小島藩の領地は三十ヶ村といわれ、浜通り4ヶ村(中島村、西脇村、西島村、下島村)、中通り17ヶ村(池ヶ谷村、有永村、南村、羽高村、北村、東村、平山村、長尾村、北沼上村、南沼上村、柳新田村、上足洗村、川合村、川合新田村、瀬名川村、池田村、鳥坂村)、山行通り9ヶ村(小河内村、中河内村、清池村、土村、布沢村、小島村、吉原村、谷津村、広瀬村)のグループに別れていた。

浜通りは現在の日本平の東側、駿河湾に近い村々である。中通りはそれより北、龍爪山の麓までの広い地域である。中通りの中でも、府中の町に近い、柳新田村と池ヶ谷村、有永村、南村、羽高村、北村、東村の6ヶ村は、一つのグループと扱われていたようである。山行通りは清水の北部の山中、身延街道(国道52号線)までの地域である。

小島藩には城は無かったが、身延街道沿いの小島村に陣屋が置かれた。また府中にはその出先役所として御用場を置いた。御用場の記述は古文書に時々出てくるが、いまだに御用場の場所が明らかになっていない。駿河古文書会ではその場所を特定できる証拠がいつか出てくることを期待している。現在、郷宿、八幡屋格兵衛内にあったとする説があるが、決定的な証拠がない。

「御触面書留帳」に写されている御触書の時代は、江戸末期から明治の初めであるが、幕末の騒乱や明治政府の成立について、直接触れているものは無いけれども、文書の中で江戸から明治に時代が移っていく様子が感じられる。

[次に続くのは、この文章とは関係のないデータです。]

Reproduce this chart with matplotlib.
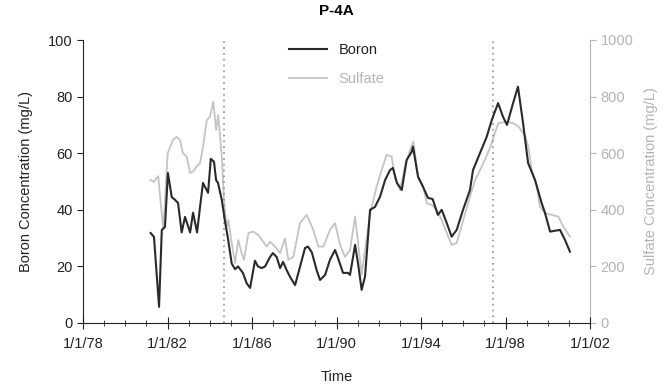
import matplotlib
matplotlib.use("Agg")
import matplotlib.pyplot as plt
from matplotlib.ticker import MultipleLocator

# Decimal years (19xx) and values
boron_t = [81.20, 81.36, 81.60, 81.73, 81.88, 82.02, 82.20, 82.36, 82.50, 82.67,
           82.83, 83.07, 83.21, 83.40, 83.54, 83.68, 83.92, 84.05, 84.20, 84.30,
           84.39, 84.57, 84.72, 84.86, 85.04, 85.20, 85.34, 85.57, 85.75, 85.91,
           86.14, 86.28, 86.46, 86.62, 86.85, 86.99, 87.17, 87.33, 87.47, 87.64,
           87.80, 88.04, 88.27, 88.51, 88.65, 88.83, 89.06, 89.22, 89.46, 89.69,
           89.93, 90.07, 90.31, 90.54, 90.64, 90.88, 91.02, 91.19, 91.35, 91.59,
           91.82, 92.06, 92.30, 92.53, 92.67, 92.86, 93.09, 93.32, 93.56, 93.62,
           93.86, 94.09, 94.33, 94.55, 94.80, 94.98, 95.22, 95.45, 95.69, 95.99,
           96.32, 96.46, 96.79, 97.11, 97.35, 97.65, 97.88, 98.07, 98.36, 98.59,
           98.83, 99.07, 99.40, 99.71, 99.87, 100.11, 100.58, 100.82, 101.05]
boron_v = [31.8, 30.4, 5.7, 32.9, 33.9, 53.0, 44.5, 43.5, 42.4, 32.0,
           37.5, 32.0, 39.0, 32.0, 41.0, 49.5, 46.0, 58.0, 57.0, 50.5,
           49.5, 43.5, 36.0, 30.0, 21.0, 19.0, 20.0, 17.7, 14.0, 12.4,
           22.0, 20.0, 19.4, 20.0, 23.3, 24.7, 23.3, 19.4, 21.6, 18.7,
           16.3, 13.4, 19.8, 26.5, 27.0, 25.0, 18.7, 15.2, 17.0, 22.3,
           25.8, 23.0, 17.7, 17.7, 17.0, 27.6, 21.0, 11.7, 16.4, 40.0,
           41.0, 44.6, 50.5, 54.0, 54.8, 49.5, 47.0, 57.6, 60.5, 62.3,
           51.7, 48.2, 44.2, 43.8, 38.2, 40.0, 35.3, 30.5, 32.9, 40.0,
           47.0, 54.0, 60.0, 65.8, 71.7, 77.7, 72.9, 70.0, 77.7, 83.5,
           70.7, 56.5, 50.5, 42.4, 38.9, 32.3, 32.9, 29.3, 25.2]

sulfate_t = [81.20, 81.36, 81.56, 81.80, 82.01, 82.26, 82.44, 82.59, 82.73, 82.91,
             83.07, 83.21, 83.38, 83.54, 83.68, 83.86, 84.01, 84.17, 84.30, 84.40,
             84.57, 84.67, 84.80, 84.88, 85.03, 85.20, 85.35, 85.51, 85.62, 85.83,
             86.06, 86.30, 86.53, 86.70, 86.85, 87.09, 87.33, 87.56, 87.72, 87.96,
             88.27, 88.59, 88.90, 89.14, 89.38, 89.69, 89.93, 90.17, 90.40, 90.64,
             90.88, 91.19, 91.59, 91.90, 92.14, 92.37, 92.61, 92.77, 93.01, 93.24,
             93.48, 93.64, 93.87, 94.11, 94.27, 94.51, 94.74, 94.98, 95.22, 95.45,
             95.69, 96.00, 96.32, 96.56, 96.95, 97.27, 97.66, 98.06, 98.37, 98.61,
             98.92, 99.08, 99.24, 99.48, 99.63, 99.87, 100.19, 100.50, 100.74, 101.05]
sulfate_v = [505, 499, 519, 329, 600, 647, 658, 647, 600, 588,
             530, 535, 553, 565, 623, 717, 729, 782, 682, 735,
             588, 440, 340, 364, 287, 212, 293, 247, 223, 318,
             323, 311, 287, 270, 287, 270, 247, 299, 223, 234,
             353, 382, 329, 270, 270, 329, 353, 276, 234, 258,
             376, 170, 388, 482, 541, 594, 588, 512, 470, 553,
             611, 641, 512, 482, 424, 417, 400, 364, 318, 276,
             283, 364, 446, 505, 564, 620, 706, 711, 706, 694,
             664, 623, 541, 482, 411, 388, 382, 376, 340, 305]

event_t = [84.68, 97.40]
tick_years = [78, 82, 86, 90, 94, 98, 102]
tick_labels = ["1/1/78", "1/1/82", "1/1/86", "1/1/90", "1/1/94", "1/1/98", "1/1/02"]

plt.rcParams['font.family'] = ['Liberation Sans', 'DejaVu Sans']
plt.rcParams['font.size'] = 10.5

fig = plt.figure(figsize=(6.69, 3.85), dpi=100)
ax = fig.add_axes([83/669, 62/385, 507/669, 283/385])
ax2 = ax.twinx()

gray_r = '#b4b4b4'
for t in event_t:
    ax.plot([t, t], [0, 100], linestyle=(0, (1, 2.5)), color='#909090', lw=1.2, zorder=1)

l2, = ax2.plot(sulfate_t, sulfate_v, color='#c4c4c4', lw=1.3, label='Sulfate')
l1, = ax.plot(boron_t, boron_v, color='#2a2a2a', lw=1.5, label='Boron', zorder=3)
ax.set_zorder(ax2.get_zorder() + 1)
ax.patch.set_visible(False)

ax.set_xlim(78, 102)
ax.set_ylim(0, 100)
ax2.set_ylim(0, 1000)
ax.set_xticks(tick_years)
ax.set_xticklabels(tick_labels)
ax.xaxis.set_minor_locator(MultipleLocator(1))
ax.set_yticks([0, 20, 40, 60, 80, 100])
ax2.set_yticks([0, 200, 400, 600, 800, 1000])

for a in (ax, ax2):
    a.spines['top'].set_visible(False)
ax.spines['right'].set_visible(False)
ax2.spines['left'].set_visible(False)
ax2.spines['bottom'].set_visible(False)
ax2.spines['right'].set_color(gray_r)
ax.spines['left'].set_color('#222222')
ax.spines['bottom'].set_color('#222222')

ax.tick_params(axis='y', direction='out', length=4, colors='#222222', labelcolor='#222222')
ax.tick_params(axis='x', which='major', direction='inout', length=8, colors='#222222', pad=6)
ax.tick_params(axis='x', which='minor', direction='inout', length=4, colors='#222222')
ax2.tick_params(axis='y', direction='out', length=4, colors=gray_r, labelcolor=gray_r)

ax.set_ylabel('Boron Concentration (mg/L)', color='#222222', labelpad=11)
ax2.set_ylabel('Sulfate Concentration (mg/L)', color=gray_r, labelpad=8)
ax.set_xlabel('Time', color='#222222', labelpad=14)
ax.set_title('P-4A', fontweight='bold', fontsize=11, pad=18)

leg = ax.legend(handles=[l1, l2], loc='upper center', bbox_to_anchor=(0.5, 1.035),
                frameon=False, handlelength=2.6, labelspacing=1.0, fontsize=10.5)
for txt, c in zip(leg.get_texts(), ['#222222', gray_r]):
    txt.set_color(c)

fig.savefig('out.png', dpi=100)
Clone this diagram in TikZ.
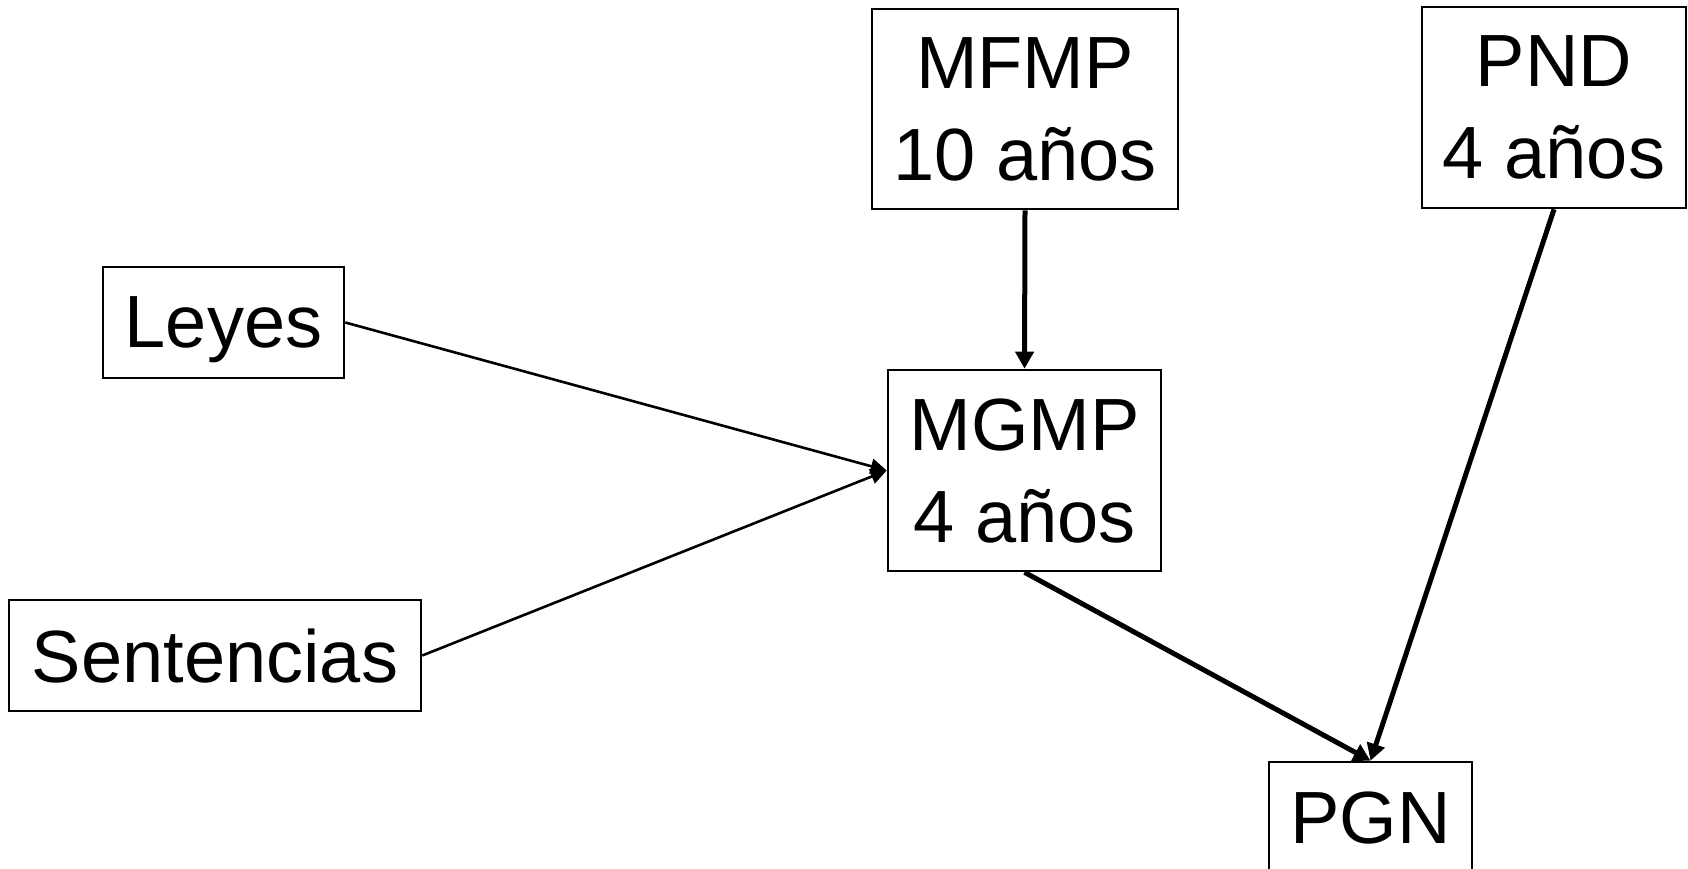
\documentclass[tikz,border=0pt]{standalone}
\usepackage{fontspec}
\setmainfont{Liberation Sans}
\usetikzlibrary{arrows.meta}
\begin{document}
\begin{tikzpicture}[x=1pt,y=-1pt,
  box/.style={draw=black,line width=2.6pt,rectangle,inner sep=0pt,align=center,
    font=\fontsize{74}{92}\selectfont,text depth=0pt},
  conthin/.style={draw=black,line width=2.6pt,-{Triangle[length=16pt,width=15pt]}},
  conthick/.style={draw=black,line width=5pt,-{Triangle[length=17pt,width=18pt]}}]
\useasboundingbox (0,0) rectangle (1688,869);
\node[box,minimum width=306pt,minimum height=200pt] (mfmp) at (1025,109) {MFMP\\10 años};
\node[box,minimum width=264pt,minimum height=201pt] (pnd) at (1554,107.5) {PND\\4 años};
\node[box,minimum width=273pt,minimum height=201pt] (mgmp) at (1024.5,470.5) {MGMP\\4 años};
\node[box,minimum width=241pt,minimum height=111pt] (leyes) at (223.5,322.5) {Leyes};
\node[box,minimum width=412pt,minimum height=111pt] (sent) at (215,655.5) {Sentencias};
\node[box,minimum width=203pt,minimum height=111pt] (pgn) at (1370.5,817.5) {PGN};
\draw[conthick] (mfmp.south) -- (mgmp.north);
\draw[conthin] (leyes.east) -- (mgmp.west);
\draw[conthin] (sent.east) -- (mgmp.west);
\draw[conthick] (mgmp.south) -- (pgn.north);
\draw[conthick] (pnd.south) -- (pgn.north);
\end{tikzpicture}
\end{document}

帰りのバスで副会長さんと一緒になった。お天気が良いとカブで来るのだが、雨の日はバスでくると話される。名調子の講師を務めていただくから、自分が「先生」と呼ぶのは当たり前だが、自分に対しても「先生」と呼ばれるには、少々面食らった。古文書会では会員仲間をそう呼び合う慣わしがあるのであろうか。あるいは、元教員だったために、仲間を先生と呼びなれているのだろうか。疑問を抱きながら帰宅した。